>> START AVAILABLE RECORDS

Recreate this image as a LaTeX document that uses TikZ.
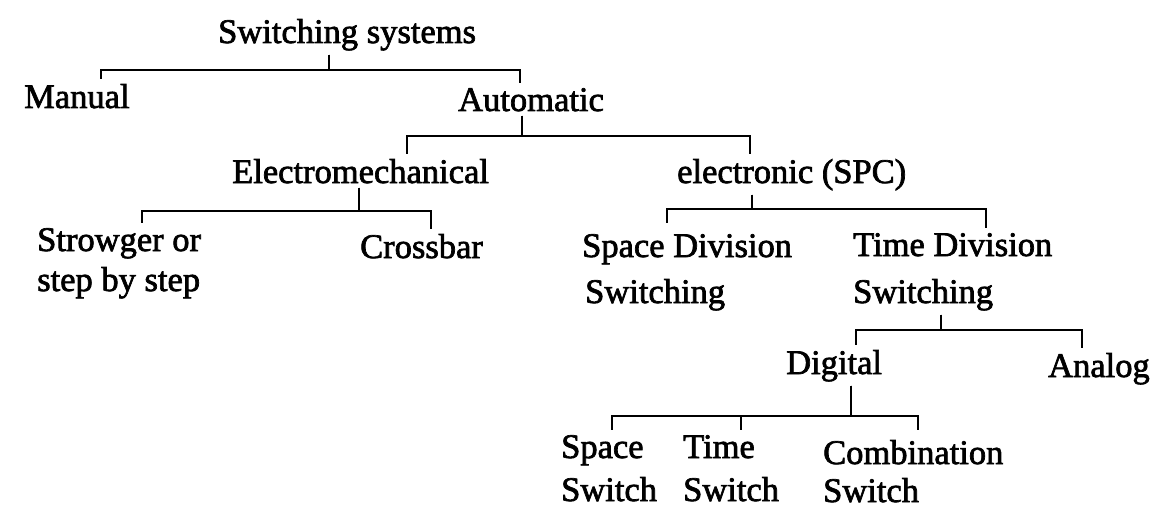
\documentclass[tikz,border=0pt]{standalone}
\usepackage{fontspec}
\setmainfont{Liberation Serif}[FakeBold=2]
\begin{document}
\begin{tikzpicture}[
  x=1pt, y=-1pt,
  lbl/.style={inner sep=0pt, anchor=base west, align=left,
    font=\fontsize{34.5}{40}\selectfont},
  branch/.style={line width=2pt, shorten <=4pt, shorten >=5pt}
]
\useasboundingbox (0,0) rectangle (1156,516);

\node[lbl] (sys) at (218,43) {Switching systems};
\node[lbl] (manual) at (24,108) {Manual};
\node[lbl] (auto) at (458,111) {Automatic};
\node[lbl] (electro) at (232,183) {Electromechanical};
\node[lbl] (spc) at (677,183) {electronic (SPC)};
\node[lbl] (strowger) at (37,291) {Strowger or\\step by step};
\node[lbl] (crossbar) at (360,258) {Crossbar};
\node[lbl] (sdiv) at (582,303) {Space Division\\[6pt]\hspace*{3pt}Switching};
\node[lbl] (tdiv) at (853,303) {Time Division\\[7pt]Switching};
\node[lbl] (digital) at (786,374) {Digital};
\node[lbl] (analog) at (1048,377) {Analog};
\node[lbl] (sspace) at (561,501) {Space\\[3pt]Switch};
\node[lbl] (stime) at (683,501) {Time\\[3pt]Switch};
\node[lbl] (scomb) at (823,502) {Combination\\[-2pt]Switch};

% switching systems
\draw[branch] ([xshift=-17.9pt]sys.south) -- ++(0,19.5) -| ([xshift=24.3pt]manual.north);
\draw[branch] ([xshift=-17.9pt]sys.south) -- ++(0,19.5) -| ([xshift=-10.8pt]auto.north);
% automatic
\draw[branch] ([xshift=-8.8pt]auto.south) -- ++(0,24.6) -| ([xshift=46.6pt]electro.north);
\draw[branch] ([xshift=-8.8pt]auto.south) -- ++(0,24.6) -| ([xshift=-41.5pt]spc.north);
% electromechanical
\draw[branch] ([xshift=-1.4pt]electro.south) -- ++(0,27.6) -| ([xshift=23.1pt]strowger.north);
\draw[branch] ([xshift=-1.4pt]electro.south) -- ++(0,27.6) -| ([xshift=9.7pt]crossbar.north);
% electronic
\draw[branch, shorten >=11pt] ([xshift=-39.5pt]spc.south) -- ++(0,18.9) -| ([xshift=-20pt]sdiv.north);
\draw[branch] ([xshift=-39.5pt]spc.south) -- ++(0,18.9) -| ([xshift=32.9pt]tdiv.north);
% time division
\draw[branch] ([xshift=-12.1pt]tdiv.south) -- ++(0,19.5) -| ([xshift=22.1pt]digital.north);
\draw[branch] ([xshift=-12.1pt]tdiv.south) -- ++(0,19.5) -| ([xshift=-16.8pt]analog.north);
% digital
\draw[branch] ([xshift=17.1pt]digital.south) -- ++(0,34.5) -| ([xshift=3.1pt]sspace.north);
\draw[branch] ([xshift=17.1pt]digital.south) -- ++(0,34.5) -| ([xshift=10.1pt]stime.north);
\draw[branch, shorten >=10pt] ([xshift=17.1pt]digital.south) -- ++(0,34.5) -| ([xshift=4.9pt]scomb.north);
\end{tikzpicture}
\end{document}
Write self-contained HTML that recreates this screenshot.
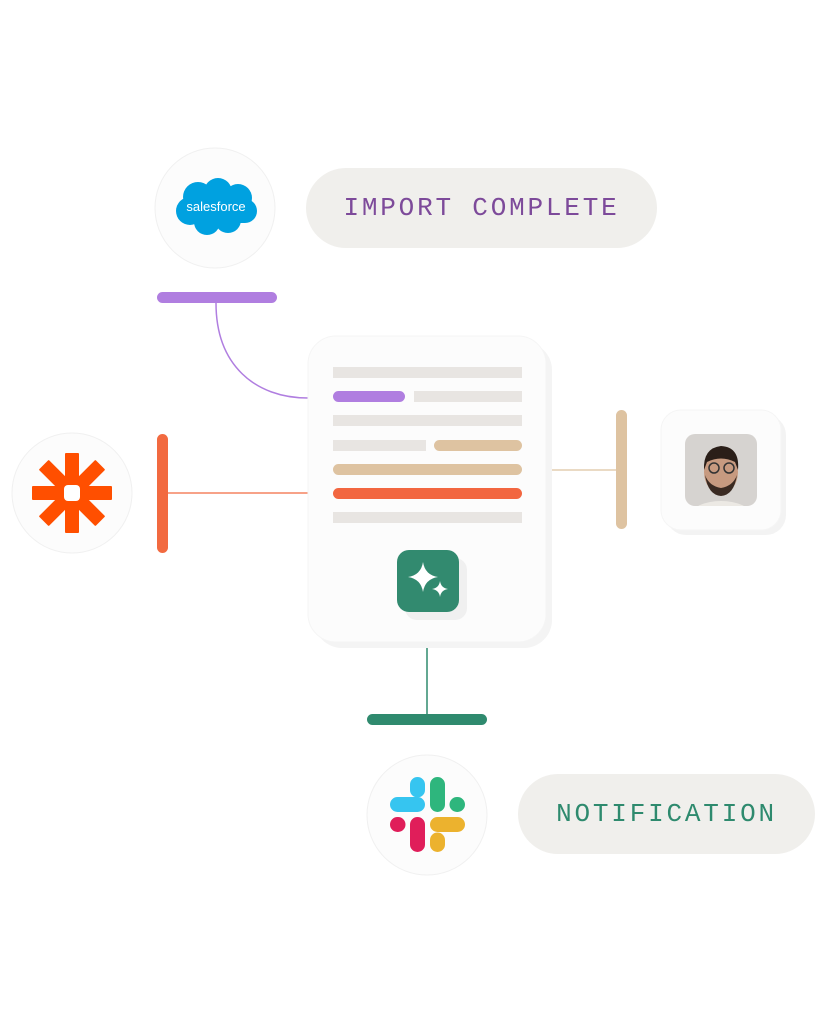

>> END AVAILABLE RECORDS

Starting at the first line of the material, output exactly the lines up to and including the one with "(scomb) at (823,502)". Do not include the pictures.

Recreate this image as a LaTeX document that uses TikZ.
\documentclass[tikz,border=0pt]{standalone}
\usepackage{fontspec}
\setmainfont{Liberation Serif}[FakeBold=2]
\begin{document}
\begin{tikzpicture}[
  x=1pt, y=-1pt,
  lbl/.style={inner sep=0pt, anchor=base west, align=left,
    font=\fontsize{34.5}{40}\selectfont},
  branch/.style={line width=2pt, shorten <=4pt, shorten >=5pt}
]
\useasboundingbox (0,0) rectangle (1156,516);

\node[lbl] (sys) at (218,43) {Switching systems};
\node[lbl] (manual) at (24,108) {Manual};
\node[lbl] (auto) at (458,111) {Automatic};
\node[lbl] (electro) at (232,183) {Electromechanical};
\node[lbl] (spc) at (677,183) {electronic (SPC)};
\node[lbl] (strowger) at (37,291) {Strowger or\\step by step};
\node[lbl] (crossbar) at (360,258) {Crossbar};
\node[lbl] (sdiv) at (582,303) {Space Division\\[6pt]\hspace*{3pt}Switching};
\node[lbl] (tdiv) at (853,303) {Time Division\\[7pt]Switching};
\node[lbl] (digital) at (786,374) {Digital};
\node[lbl] (analog) at (1048,377) {Analog};
\node[lbl] (sspace) at (561,501) {Space\\[3pt]Switch};
\node[lbl] (stime) at (683,501) {Time\\[3pt]Switch};
\node[lbl] (scomb) at (823,502) {Combination\\[-2pt]Switch};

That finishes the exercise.